Before Padilla, most courts held that deportation was a collateral consequence and thus outside the Sixth Amendment's required plea advice. Padilla rejected that categorical view, requiring counsel to advise about deportation risk. In Chaidez, the Court pointed to that widespread pre-Padilla consensus as evidence that Padilla was not dictated by precedent and therefore announced a new rule.

Are claims based on affirmative misadvice about immigration consequences treated differently?

Some pre-Padilla lower courts recognized ineffective-assistance claims where counsel affirmatively gave incorrect immigration advice. However, the Supreme Court in Chaidez concluded that Chaidez's own claim depended on Padilla's broader duty-to-advise holding, making her claim nonretroactive. Chaidez does not categorically foreclose all pre-Padilla misadvice claims, but relief depends on the particular jurisdiction's pre-Padilla law and whether the claim truly rests on affirmative misadvice rather than the duty to advise recognized in Padilla.

Why did Chaidez use a writ of coram nobis rather than habeas corpus?

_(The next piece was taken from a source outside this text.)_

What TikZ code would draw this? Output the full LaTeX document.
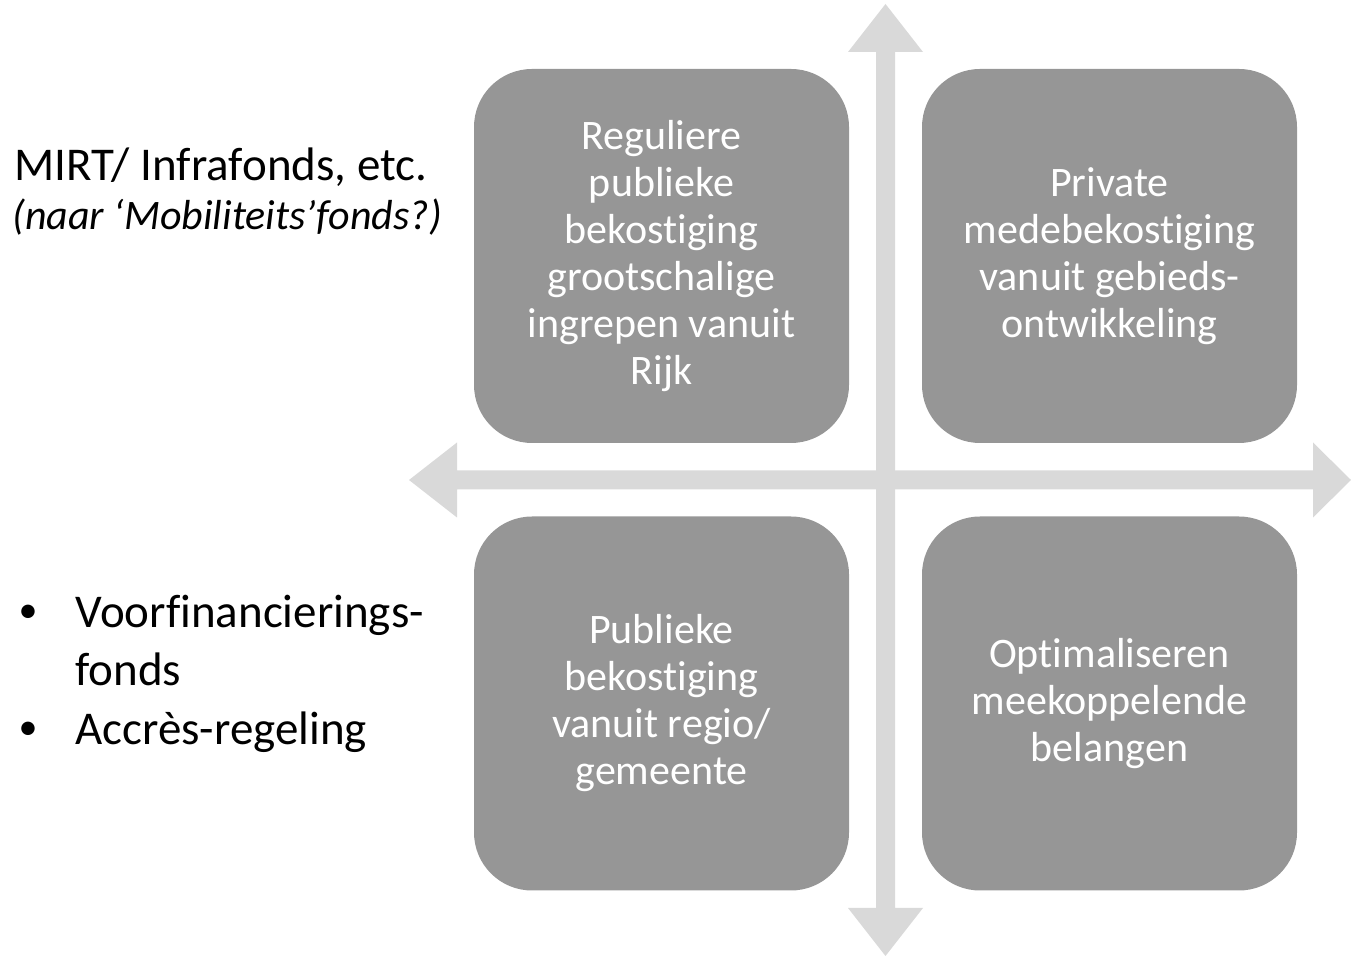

Chaidez had completed her sentence, so she was no longer 'in custody' as required for federal habeas or § 2255 relief. Coram nobis is an extraordinary common-law remedy available to challenge federal convictions with continuing consequences when no other remedy exists. Even in coram nobis, however, Teague's retroactivity principles apply, which barred Chaidez's reliance on Padilla.

Conclusion

Chaidez v. United States draws a firm retroactivity boundary around Padilla v. Kentucky, holding that Padilla's Sixth Amendment duty to advise about deportation consequences is a new procedural rule that cannot be used to reopen convictions that were final before Padilla. The decision underscores the deference federal post-conviction law gives to finality and the narrowness of Teague's exceptions.

For practitioners and students, Chaidez clarifies the temporal reach of Padilla and illustrates how courts determine whether a decision is dictated by precedent. It remains a key case for evaluating ineffective assistance claims involving immigration consequences and for understanding the limits of collateral review under Teague.